OW: What Happened To The King?

2 05 2012

Following a less than satisfactory lunch pit stop this afternoon I decided to aim my weekly hump day rage at McDonald’s younger brother with a learning disability: Burger King. The first and foremost question I want answered is evident in the title of this post. What happened to The King? Or as yah boy Birdman put it, “brrrrrrrrr, what happened to that boy?” Honestly, it beats the hell out of me. Sure, sure I get it, advertising campaigns come and go, he probably just got phased out. But seriously this was like the best ad campaign BK has had in a long ass time. On one hand he was creepy as shit. On the other, he was bling’ed out and if i remember right, had his own video game for XBox 360. Talk about one upping the tits out of Happy Meals.

“Hey billy what’d you get in your BK Kid’s Meal?”

“Oh nothing, just a VIDEO GAME FOR XBOX. What’d you get in your Happy Meal, Stevie?”

“What? Oh just this uber badass rubber alien from Lilo & Stitch with wheels on the bottom of it…”

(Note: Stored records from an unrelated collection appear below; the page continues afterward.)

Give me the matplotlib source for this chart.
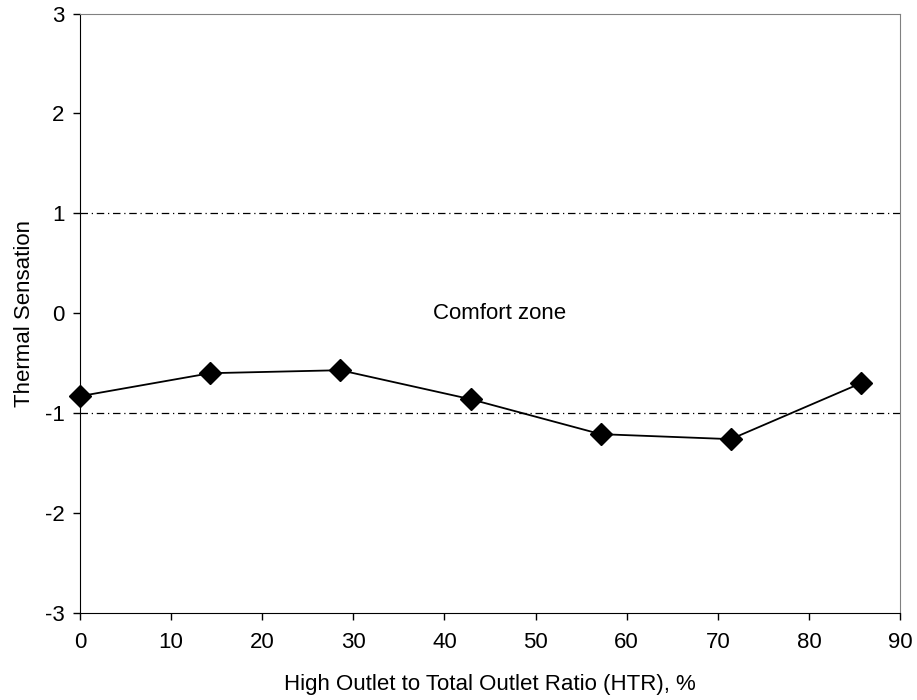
import matplotlib
matplotlib.use("Agg")
import matplotlib.pyplot as plt

plt.rcParams['font.family'] = ['Liberation Sans', 'DejaVu Sans']
plt.rcParams['axes.unicode_minus'] = False

# High outlet to total outlet ratio (%) and mean thermal sensation vote
htr = [0.0, 14.29, 28.57, 42.86, 57.14, 71.43, 85.71]
sensation = [-0.83, -0.60, -0.57, -0.86, -1.21, -1.26, -0.70]

comfort_limits = [-1, 1]
x_ticks = [0, 10, 20, 30, 40, 50, 60, 70, 80, 90]
y_ticks = [-3, -2, -1, 0, 1, 2, 3]

fig = plt.figure(figsize=(9.17, 7.0), dpi=100)
ax = fig.add_axes([80 / 917, 87 / 700, 820 / 917, 599.5 / 700])

for lim in comfort_limits:
    ax.axhline(lim, color='black', linewidth=0.9, linestyle=(0, (6, 3, 1, 3)))

ax.plot(htr, sensation, color='black', linewidth=1.3, marker='D',
        markersize=11, markerfacecolor='black', markeredgecolor='black',
        clip_on=False, zorder=5)

ax.text(46, 0, 'Comfort zone', ha='center', va='center', fontsize=16)

ax.set_xlim(0, 90)
ax.set_ylim(-3, 3)
ax.set_xticks(x_ticks)
ax.set_yticks(y_ticks)
ax.tick_params(axis='both', direction='out', length=5, width=1, labelsize=16)
ax.tick_params(axis='x', pad=9)
ax.tick_params(axis='y', pad=6)

ax.set_xlabel('High Outlet to Total Outlet Ratio (HTR), %', fontsize=16, labelpad=15)
ax.set_ylabel('Thermal Sensation', fontsize=16, labelpad=7)

for side in ('top', 'right'):
    ax.spines[side].set_color('#808080')
for side in ('left', 'bottom'):
    ax.spines[side].set_color('black')

fig.savefig('out.png', dpi=100)
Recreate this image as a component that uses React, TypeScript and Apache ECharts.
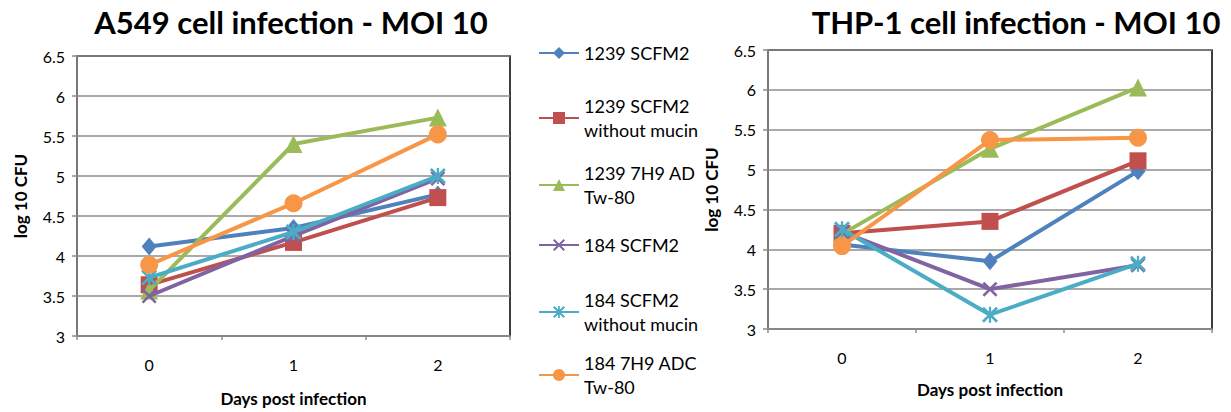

You get the idea. BK was on their GAME in 06.

Now don’t get me wrong, in my eyes Burger King has always been a moderately inferior fast food chain. Like on road trips and shit as a kid when Mama McGriddle would list out the restaurants at the next stop and Burger King was mentioned it’d always be a collective, “lick a nut mom, how about Taco Bell or Wendy’s?” from the backseat. Since then I’ve continued to only go to BK if, A. I haven’t been there in a long time and feel like a vicious case of diarrhea or B. I’m drunk as shit.

Like take this recent visit to BK for example. Myself, 5Piece and a couple other buddies hit BK in Des Moines, IA amidst a massive road trip home from Vegas. First off, the place looked the manager hired Ralph Wiggum to keep the place clean. Shit everywhere and it was 10am. 5Piece, having not eaten Burger King breakfast in a while, asked the cashier a question about the ingredients in one of their breakfast burritos. Cashier responded with, “ahhh, I have no clue, sorry”. Perfect. Fuck me right? Well, long story short the breakfast tasted like a slice of John Goodman’s ass and I yaked about 12 minutes later. Still hungover from Vegas? Maybe. Weak ass breakfast menu? Definitely.

Since then BK has done like a total 360 degree makeover of their menu. Weird though, it looks pretty much exactly like McDonald’s previously re-vamped menu. Chopped salads and chicken “fresh” sandwiches and fruit smoothies and frappes out the ass. EXACTLY what I’m looking to order at a fast food restaurant. “Yeah I’ll take a whopper and do you have any apple and cranberry cobb seasonal salads under 300 calories?” Jesus H, I clearly wouldn’t be in the BK drive through if I actually cared about healthy eating. And the thing is that since McDonald’s was first to change over to all these healthy options I don’t mind ordering a “healthy” menu item from them. That yogurt parfait is just scrumptious! Seriously though BK, easy on the copy cat strategy.

Then, out of the blue BK launches this new ad campaign JAM PACKED with celebrities. As if David Beckham’s glorious eyes are going to distract me from noticing Guadalupe in the back ladling some frozen concentrate into a blender WHILE simultaneously convincing me David Beckham himself hand picked each strawberry that went into my smoothie with his weiner. It’s just blatant overkill. Then my favorite of the commercials, featuring the Queen of R&B, Mary J. Blige singing about chicken, got pulled. Something about it being racist or licensing issues or something, I wasn’t paying attention. Last night randomly I saw the one with Salma Hayek. Schwing! I take back EVERYTHING I said. Titties! Just playing. BK get your shit together. Bring back The King, and stop thinking that Steven Tyler singing Janie’s Got A Gun through the drive through is going to convince America your burgers aren’t in like sixth place on the fast food best burger board.